• [Required work]: Give an exact copy of every line, leaving images out.

• [Data shown]:
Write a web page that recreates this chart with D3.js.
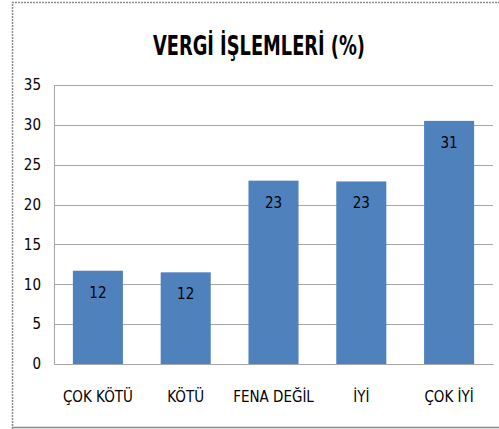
<!DOCTYPE html>
<html>
<head>
<meta charset="utf-8">
<script src="https://cdn.jsdelivr.net/npm/d3@7"></script>
<style>
  body { margin: 0; background: #fff; }
  svg text { font-family: "DejaVu Sans Condensed", "Liberation Sans Narrow", "Open Sans", sans-serif; }
</style>
</head>
<body>
<script>
// chart data
var categories = ["ÇOK KÖTÜ", "KÖTÜ", "FENA DEĞİL", "İYİ", "ÇOK İYİ"];
var values = [11.7, 11.5, 23.0, 22.9, 30.5];
var valueLabels = ["12", "12", "23", "23", "31"];
var yTicks = [0, 5, 10, 15, 20, 25, 30, 35];
var title = "VERGİ İŞLEMLERİ (%)";

var svgWidth = 499, svgHeight = 429;
var margin = { top: 85, right: 6, bottom: 65, left: 54 };
var width = svgWidth - margin.left - margin.right;
var height = svgHeight - margin.top - margin.bottom;

var svg = d3.select("body").append("svg")
  .attr("width", svgWidth)
  .attr("height", svgHeight);

// outer frame
svg.append("path")
  .attr("d", "M12.5,429 L12.5,2.5 L499,2.5")
  .attr("fill", "none")
  .attr("stroke", "#8c8c8c")
  .attr("stroke-width", 1.5)
  .attr("stroke-dasharray", "2,1");
svg.append("line")
  .attr("x1", 12).attr("x2", 499)
  .attr("y1", 427.5).attr("y2", 427.5)
  .attr("stroke", "#8c8c8c")
  .attr("stroke-width", 1.5);

// title, squeezed to the narrow width of the original
svg.append("text")
  .attr("x", 259)
  .attr("y", 55)
  .attr("text-anchor", "middle")
  .attr("font-size", 26)
  .attr("font-weight", "bold")
  .attr("fill", "#000")
  .attr("textLength", 212)
  .attr("lengthAdjust", "spacingAndGlyphs")
  .text(title);

var chartGroup = svg.append("g")
  .attr("transform", "translate(" + margin.left + "," + margin.top + ")");

var xScale = d3.scaleBand()
  .domain(categories)
  .range([0, width])
  .paddingInner(0.43)
  .paddingOuter(0.215);

var yScale = d3.scaleLinear()
  .domain([0, 35])
  .range([height, 0]);

// gridlines
chartGroup.append("g")
  .selectAll("line")
  .data(yTicks.slice(1))
  .enter()
  .append("line")
  .attr("x1", 0)
  .attr("x2", width)
  .attr("y1", d => Math.round(yScale(d)) + 0.5)
  .attr("y2", d => Math.round(yScale(d)) + 0.5)
  .attr("stroke", "#a6a6a6")
  .attr("stroke-width", 1);

// y axis
var yAxis = d3.axisLeft(yScale).tickValues(yTicks).tickSize(0).tickPadding(13);
var yG = chartGroup.append("g").call(yAxis);
yG.select(".domain").attr("stroke", "#a6a6a6");
yG.selectAll("text").attr("font-size", 15).attr("fill", "#000");

// bars
chartGroup.selectAll("rect.bar")
  .data(values)
  .enter()
  .append("rect")
  .attr("class", "bar")
  .attr("x", (d, i) => xScale(categories[i]))
  .attr("y", d => yScale(d))
  .attr("width", xScale.bandwidth())
  .attr("height", d => height - yScale(d))
  .attr("fill", "#4f81bd");

// value labels
chartGroup.selectAll("text.val")
  .data(values)
  .enter()
  .append("text")
  .attr("class", "val")
  .attr("x", (d, i) => xScale(categories[i]) + xScale.bandwidth() / 2)
  .attr("y", d => yScale(d) + 27)
  .attr("text-anchor", "middle")
  .attr("font-size", 15)
  .attr("fill", "#000")
  .text((d, i) => valueLabels[i]);

// x axis
var xAxis = d3.axisBottom(xScale).tickSize(0).tickPadding(27);
var xG = chartGroup.append("g")
  .attr("transform", "translate(0," + height + ")")
  .call(xAxis);
xG.select(".domain").attr("stroke", "#a6a6a6");
xG.selectAll("text").attr("font-size", 15).attr("fill", "#000");
</script>
</body>
</html>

• [Result of this exercise]:
Write a web page that recreates this chart with D3.js.
<!DOCTYPE html>
<html>
<head>
<meta charset="utf-8">
<script src="https://cdn.jsdelivr.net/npm/d3@7"></script>
<style>
  body { margin: 0; background: #fff; }
  svg text { font-family: "DejaVu Sans Condensed", "Liberation Sans Narrow", "Open Sans", sans-serif; }
</style>
</head>
<body>
<script>
// chart data
var categories = ["ÇOK KÖTÜ", "KÖTÜ", "FENA DEĞİL", "İYİ", "ÇOK İYİ"];
var values = [11.7, 11.5, 23.0, 22.9, 30.5];
var valueLabels = ["12", "12", "23", "23", "31"];
var yTicks = [0, 5, 10, 15, 20, 25, 30, 35];
var title = "VERGİ İŞLEMLERİ (%)";

var svgWidth = 499, svgHeight = 429;
var margin = { top: 85, right: 6, bottom: 65, left: 54 };
var width = svgWidth - margin.left - margin.right;
var height = svgHeight - margin.top - margin.bottom;

var svg = d3.select("body").append("svg")
  .attr("width", svgWidth)
  .attr("height", svgHeight);

// outer frame
svg.append("path")
  .attr("d", "M12.5,429 L12.5,2.5 L499,2.5")
  .attr("fill", "none")
  .attr("stroke", "#8c8c8c")
  .attr("stroke-width", 1.5)
  .attr("stroke-dasharray", "2,1");
svg.append("line")
  .attr("x1", 12).attr("x2", 499)
  .attr("y1", 427.5).attr("y2", 427.5)
  .attr("stroke", "#8c8c8c")
  .attr("stroke-width", 1.5);

// title, squeezed to the narrow width of the original
svg.append("text")
  .attr("x", 259)
  .attr("y", 55)
  .attr("text-anchor", "middle")
  .attr("font-size", 26)
  .attr("font-weight", "bold")
  .attr("fill", "#000")
  .attr("textLength", 212)
  .attr("lengthAdjust", "spacingAndGlyphs")
  .text(title);

var chartGroup = svg.append("g")
  .attr("transform", "translate(" + margin.left + "," + margin.top + ")");

var xScale = d3.scaleBand()
  .domain(categories)
  .range([0, width])
  .paddingInner(0.43)
  .paddingOuter(0.215);

var yScale = d3.scaleLinear()
  .domain([0, 35])
  .range([height, 0]);

// gridlines
chartGroup.append("g")
  .selectAll("line")
  .data(yTicks.slice(1))
  .enter()
  .append("line")
  .attr("x1", 0)
  .attr("x2", width)
  .attr("y1", d => Math.round(yScale(d)) + 0.5)
  .attr("y2", d => Math.round(yScale(d)) + 0.5)
  .attr("stroke", "#a6a6a6")
  .attr("stroke-width", 1);

// y axis
var yAxis = d3.axisLeft(yScale).tickValues(yTicks).tickSize(0).tickPadding(13);
var yG = chartGroup.append("g").call(yAxis);
yG.select(".domain").attr("stroke", "#a6a6a6");
yG.selectAll("text").attr("font-size", 15).attr("fill", "#000");

// bars
chartGroup.selectAll("rect.bar")
  .data(values)
  .enter()
  .append("rect")
  .attr("class", "bar")
  .attr("x", (d, i) => xScale(categories[i]))
  .attr("y", d => yScale(d))
  .attr("width", xScale.bandwidth())
  .attr("height", d => height - yScale(d))
  .attr("fill", "#4f81bd");

// value labels
chartGroup.selectAll("text.val")
  .data(values)
  .enter()
  .append("text")
  .attr("class", "val")
  .attr("x", (d, i) => xScale(categories[i]) + xScale.bandwidth() / 2)
  .attr("y", d => yScale(d) + 27)
  .attr("text-anchor", "middle")
  .attr("font-size", 15)
  .attr("fill", "#000")
  .text((d, i) => valueLabels[i]);

// x axis
var xAxis = d3.axisBottom(xScale).tickSize(0).tickPadding(27);
var xG = chartGroup.append("g")
  .attr("transform", "translate(0," + height + ")")
  .call(xAxis);
xG.select(".domain").attr("stroke", "#a6a6a6");
xG.selectAll("text").attr("font-size", 15).attr("fill", "#000");
</script>
</body>
</html>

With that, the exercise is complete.